### Your objective
Can you output the material exactly as written, minus any pictures it holds?

### Material for this exercise
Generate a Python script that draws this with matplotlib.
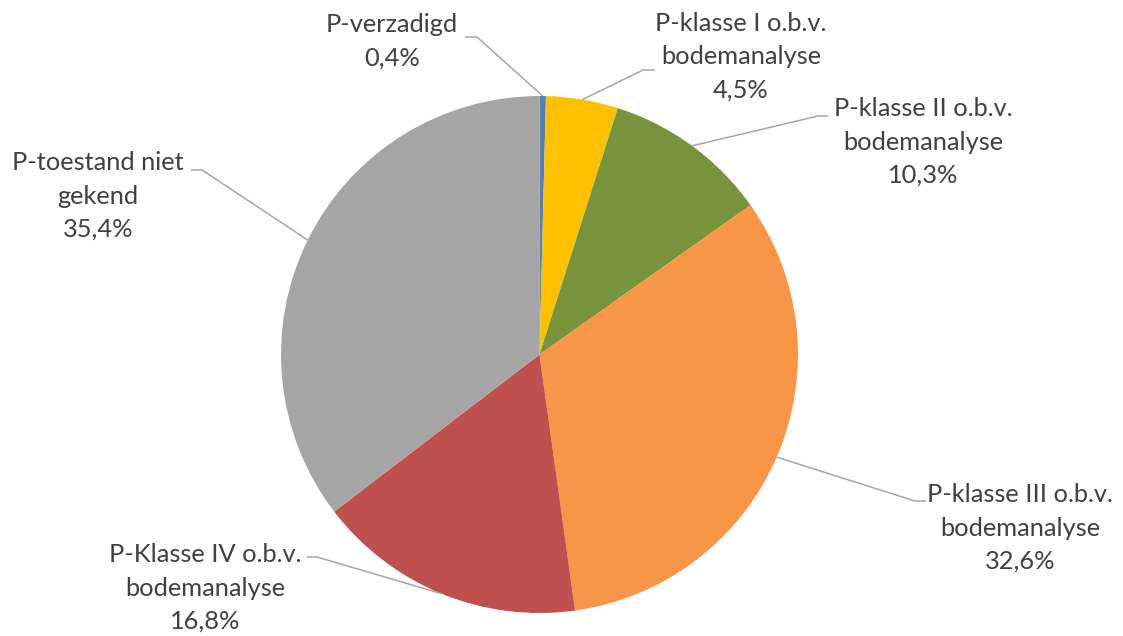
import matplotlib.pyplot as plt
import numpy as np

labels = ["P-verzadigd", "P-klasse I o.b.v.\nbodemanalyse", "P-klasse II o.b.v.\nbodemanalyse",
          "P-klasse III o.b.v.\nbodemanalyse", "P-Klasse IV o.b.v.\nbodemanalyse", "P-toestand niet\ngekend"]
values = [0.4, 4.5, 10.3, 32.6, 16.8, 35.4]
kleuren = ["#4F81BD", "#FFC000", "#77933C", "#F79646", "#C0504D", "#A5A5A5"]

# label layout in pixels (top-down): text centre, elbow of leader, end of leader
tekst_pos = [(392, 41), (741, 57), (923, 142), (1020, 528), (205, 588), (98, 196)]
knik_pos = [(477, 37), (643, 70), (818, 116), (915, 501), (317, 557), (202, 170)]
eind_pos = [(465, 37), (655, 70), (828, 116), (926, 501), (307, 557), (191, 170)]

W, H = 1123, 636
cx, cy, r = 539.5, 354.5, 258.5

fig = plt.figure(figsize=(W / 100, H / 100), dpi=100)
ax = fig.add_axes([0, 0, 1, 1])
ax.set_xlim(0, W)
ax.set_ylim(0, H)
ax.set_aspect("equal")
ax.axis("off")

wedges, _ = ax.pie(values, colors=kleuren, startangle=90, counterclock=False,
                   center=(cx, H - cy), radius=r, wedgeprops={"linewidth": 0})
ax.set_xlim(0, W)
ax.set_ylim(0, H)

for i, w in enumerate(wedges):
    mid = np.deg2rad((w.theta1 + w.theta2) / 2)
    ax_x = cx + r * np.cos(mid)
    ax_y = (H - cy) + r * np.sin(mid)
    kx, ky = knik_pos[i]
    ex, ey = eind_pos[i]
    ax.plot([ax_x, kx, ex], [ax_y, H - ky, H - ey], color="#A6A6A6", lw=1.1,
            solid_capstyle="butt")
    tekst = labels[i] + "\n" + ("%.1f%%" % values[i]).replace(".", ",")
    tx, ty = tekst_pos[i]
    ax.text(tx, H - ty, tekst, ha="center", va="center", fontsize=18.3,
            family="Lato", color="#404040", linespacing=1.55)

fig.savefig("out.png", dpi=100)
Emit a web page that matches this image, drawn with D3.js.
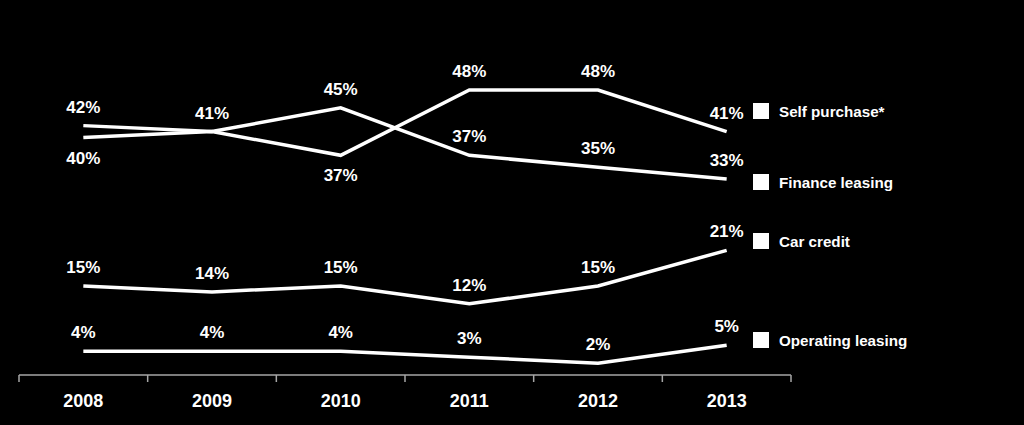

### Correct result
Generate a Python script that draws this with matplotlib.
import matplotlib.pyplot as plt
import numpy as np

labels = ["P-verzadigd", "P-klasse I o.b.v.\nbodemanalyse", "P-klasse II o.b.v.\nbodemanalyse",
          "P-klasse III o.b.v.\nbodemanalyse", "P-Klasse IV o.b.v.\nbodemanalyse", "P-toestand niet\ngekend"]
values = [0.4, 4.5, 10.3, 32.6, 16.8, 35.4]
kleuren = ["#4F81BD", "#FFC000", "#77933C", "#F79646", "#C0504D", "#A5A5A5"]

# label layout in pixels (top-down): text centre, elbow of leader, end of leader
tekst_pos = [(392, 41), (741, 57), (923, 142), (1020, 528), (205, 588), (98, 196)]
knik_pos = [(477, 37), (643, 70), (818, 116), (915, 501), (317, 557), (202, 170)]
eind_pos = [(465, 37), (655, 70), (828, 116), (926, 501), (307, 557), (191, 170)]

W, H = 1123, 636
cx, cy, r = 539.5, 354.5, 258.5

fig = plt.figure(figsize=(W / 100, H / 100), dpi=100)
ax = fig.add_axes([0, 0, 1, 1])
ax.set_xlim(0, W)
ax.set_ylim(0, H)
ax.set_aspect("equal")
ax.axis("off")

wedges, _ = ax.pie(values, colors=kleuren, startangle=90, counterclock=False,
                   center=(cx, H - cy), radius=r, wedgeprops={"linewidth": 0})
ax.set_xlim(0, W)
ax.set_ylim(0, H)

for i, w in enumerate(wedges):
    mid = np.deg2rad((w.theta1 + w.theta2) / 2)
    ax_x = cx + r * np.cos(mid)
    ax_y = (H - cy) + r * np.sin(mid)
    kx, ky = knik_pos[i]
    ex, ey = eind_pos[i]
    ax.plot([ax_x, kx, ex], [ax_y, H - ky, H - ey], color="#A6A6A6", lw=1.1,
            solid_capstyle="butt")
    tekst = labels[i] + "\n" + ("%.1f%%" % values[i]).replace(".", ",")
    tx, ty = tekst_pos[i]
    ax.text(tx, H - ty, tekst, ha="center", va="center", fontsize=18.3,
            family="Lato", color="#404040", linespacing=1.55)

fig.savefig("out.png", dpi=100)
Emit a web page that matches this image, drawn with D3.js.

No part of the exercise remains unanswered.